Sam pops in just as you’re contemplating this. “Want to grab a drink, spin a globe, and figure out where to jet off to, girl?”
What do you do?
The Facts
Did you just freeze and think, “What should I do?” The truth is, there’s no universal right answer. Just look at the facts:
There are many post-college paths. In a recent survey, the paths out of college were pretty evenly split: 35 percent of people jump straight into their career after college, 32 percent take up to five years to get their career started, and 33 percent spend closer to ten years—or more—getting going.
Your path might include a gap by default. Even if you want to leap into the workforce, it may take a while before your plan takes hold. Despite record-low unemployment, the average new graduate spends 7.4 months looking for that first job.
Now let’s go back to our story. How have your two choices panned out?
Choice 1: A year of adventure with Sam. You wake up to the sound of Howler monkeys. Even after seven weeks, it still takes you by surprise. You and Sam have been staying with neighboring host families in southeastern Costa Rica and teaching grade school English and math through a year-abroad teaching fellowship. Sure, it pays very little, but for the moment, it’s just enough to make ends meet.
Of course, this is doing almost nothing to address your student loan debt or the experience that will be relevant to your future career. But you’re having the most fun and eye-opening experience you’ve ever had.

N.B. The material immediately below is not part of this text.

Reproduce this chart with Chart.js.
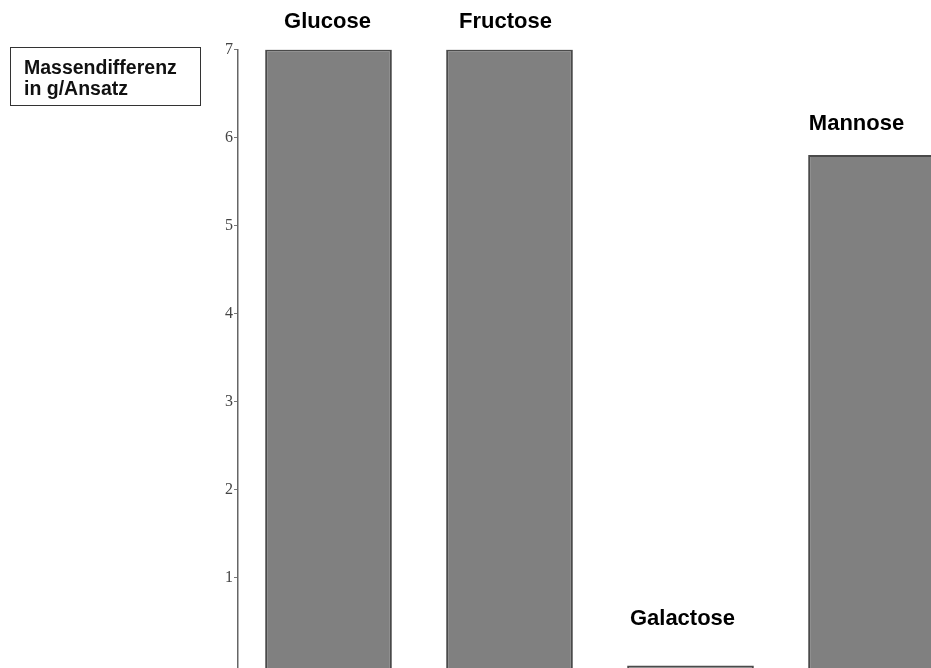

With daily practice to improve your rusty high-school Spanish, along with the training the volunteer program provided, you feel equipped to teach the eight-to-twelve-year-olds in your classroom. You can’t help wonder who is really benefiting the most from this experience.
In the evenings, you and Sam often go dancing at one of the reggae bars. It’s on one such night that you end up chatting with Eddie. He’s from Argentina, but lives in Puerto Viejo now, and is doing research on the mating habits of sea turtles. You hit it off instantly, talk into the night and, after a short-but-heart-stopping good-night kiss, agree to meet for a beach hike the coming weekend.
Thus begins your Costa Rican romance.
Not bad, right?
Now let’s look at what happens if you chose, instead, to go to the career fair.
Choice 2: Landing your first real job. You knew your first “real” job wouldn’t just fall in your lap, but you didn’t quite expect just how far from your lap it would be. You’ve spent months and increasingly sleepless nights sending out resumes, networking coffees with third-degree connections (like your father’s college roommate’s wife), and LinkedIn stalking anyone with a manager title.
Then one morning, you awake to an email alert from your high school English teacher’s cousin. It turns out, her friend is hiring a website content editor for a large bank. Although it’s not what you pictured as your dream job, it does sound way healthier—and more in line with your communications degree—than the night bartending you picked up.
Three weeks and two phone calls later, you find yourself explaining to a hiring manager named Pete why you are passionate about financial institutions as a means toward human empowerment. Pete seems to be eating it up. He says he’ll get back to you in the coming days.
That evening you go out with a few friends to the local Taco Tuesday happy hour and recap your interview. You’re going on about how excited you are to pour yourself into a job you love, and how difficult it is to find meaningful employment, when a woman at the next table turns to you and says, “I’m actually hiring an office manager. I can let you know how to apply if you’re interested.”
It turns out the woman, Stacey Allen, is the executive director of a nonprofit that trains Seeing Eye dogs. That sounds much more meaningful to you, and you exchange contact info with Stacey, promising to follow up in the morning.
Somehow, soon enough, the unthinkable has happened: you have gone from zero job prospects to two job offers in the course of three weeks. You’re now back to: What do you do?
There Are Many Right Paths
There is no one right choice you need to make—no singular path that you need to be following. Each decision you make will teach you new lessons, provide more opportunities from which to build strength, and, hopefully, each will open your heart a little further. And remember, no matter how exciting or painful an outcome, as long as you are alive, you will make it through. Your life awaits you.
Now go out and blaze your own trail.